Hubble`s Advanced Camera unveils a panoramic new view of the Universe

Jubilant astronomers today unveiled humankind`s most spectacular views of the Universe as captured by the NASA/ESA Hubble Space Telescope`s new Advanced Camera for Surveys (ACS). They also reported that Hubble is operating superbly since the March servicing mission and are looking forward to more pictures from the newly revived NICMOS camera.

“The ACS is opening a wide new window onto the Universe. These are among the best images of the distant Universe humans have ever seen,” says Johns Hopkins University astronomer Holland Ford, the lead scientist in the ACS` seven-year development. “The ACS will let us obtain the deepest image of the Universe for the foreseeable future,” added astronomer Garth Illingworth, the deputy leader for the ACS.

The camera`s tenfold increase in efficiency will open up much anticipated new `discovery space` for Hubble. “ACS will allow us to push back the frontier of the early Universe. We will be able to enter the `twilight zone` period when galaxies were just beginning to form out of the blackness following the cooling of the Universe from the Big Bang,” says Ford.

Among the suite of four `suitable for framing` ACS science demonstration pictures released today is a stunning view of a colliding galaxy, dubbed the `Tadpole`, located 420 million light-years away. Unlike textbook images of stately galaxies, the `Tadpole` with a long tidal tail of stars, looks like a runaway pinwheel firework. It captures the essence of our dynamic, restless and violent Universe.

But what came as an unexpected bonus is the enormous number of galaxies behind the Tadpole galaxy – as many as 6000, twice the number in the legendary Hubble Deep Field (HDF) in 1995. Amazingly, the ACS picture was taken in one-twelfth the time it took for the original HDF, and in blue light it shows even fainter objects than the HDF. Like the HDF, the galaxies stretch back to nearly the beginning of time and contain myriad shapes that are snapshots of galaxies throughout the Universe`s 13 billion-year evolution.

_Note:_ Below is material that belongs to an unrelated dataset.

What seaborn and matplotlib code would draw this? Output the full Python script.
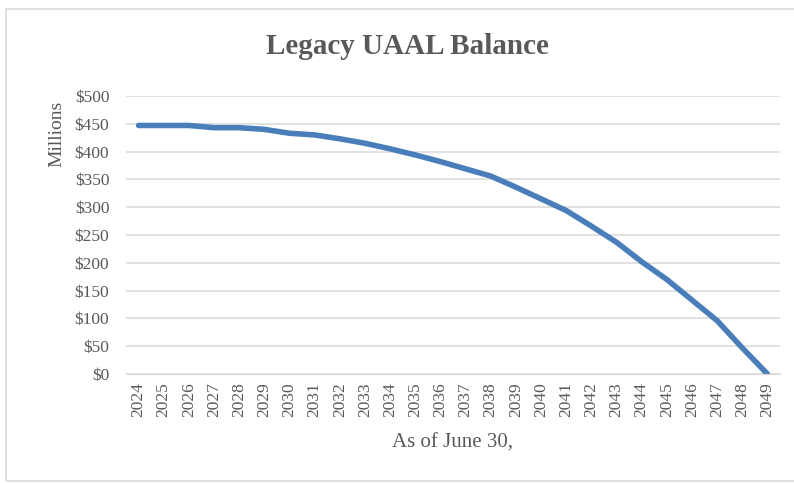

The ACS images are so sharp astronomers can identify `building blocks` of galaxies, colliding galaxies, an exquisite `Whitman`s Sampler` of galaxies, and extremely distant galaxies in the field. The ACS image of the Tadpole illustrates the dramatic gains over the Wide Field Planetary Camera 2 that were expected from doubling the area and resolution, and five times improvement in sensitivity.

The other pictures include a stunning collision between two spiral galaxies – dubbed `the Mice` – that presage what may happen to our own Milky Way several billion years in the future when it collides with the neighbouring galaxy in the constellation Andromeda. Computer simulations made by J. Barnes and J. Hibbard show that we are seeing the collision of the Mice approximately 160 million years after their closest encounter. Running the simulations forward in time shows that the two galaxies will eventually merge, forming an elliptical-like galaxy. A similar fate may await the Milky Way and the Andromeda galaxy.

Looking closer to home, ACS imaged the Cone Nebula, a craggy-looking mountaintop of cold gas and dust that is a cousin to Hubble`s iconic `pillars of creation` in the Eagle Nebula, photographed in 1995.

Peering into a celestial maternity ward called the Swan Nebula (M17), the ACS revealed a watercolour fantasy-world tapestry of vivid colours and glowing ridges of gas. Embedded in this crucible of star creation are embryonic planetary systems.

Mounted aboard the world`s premier optical-ultraviolet telescope, the ACS is a camera of superlatives. It is expected to go beyond the sensitivity of the largest ground-based telescope to eventually see the very faintest objects ever. Its camera delivers a panoramic crispness comparable to that of a wide-screen IMAX movie, a staggering 16 million picture elements (megapixels) per snapshot (typical consumer cameras are 2 to 4 megapixels).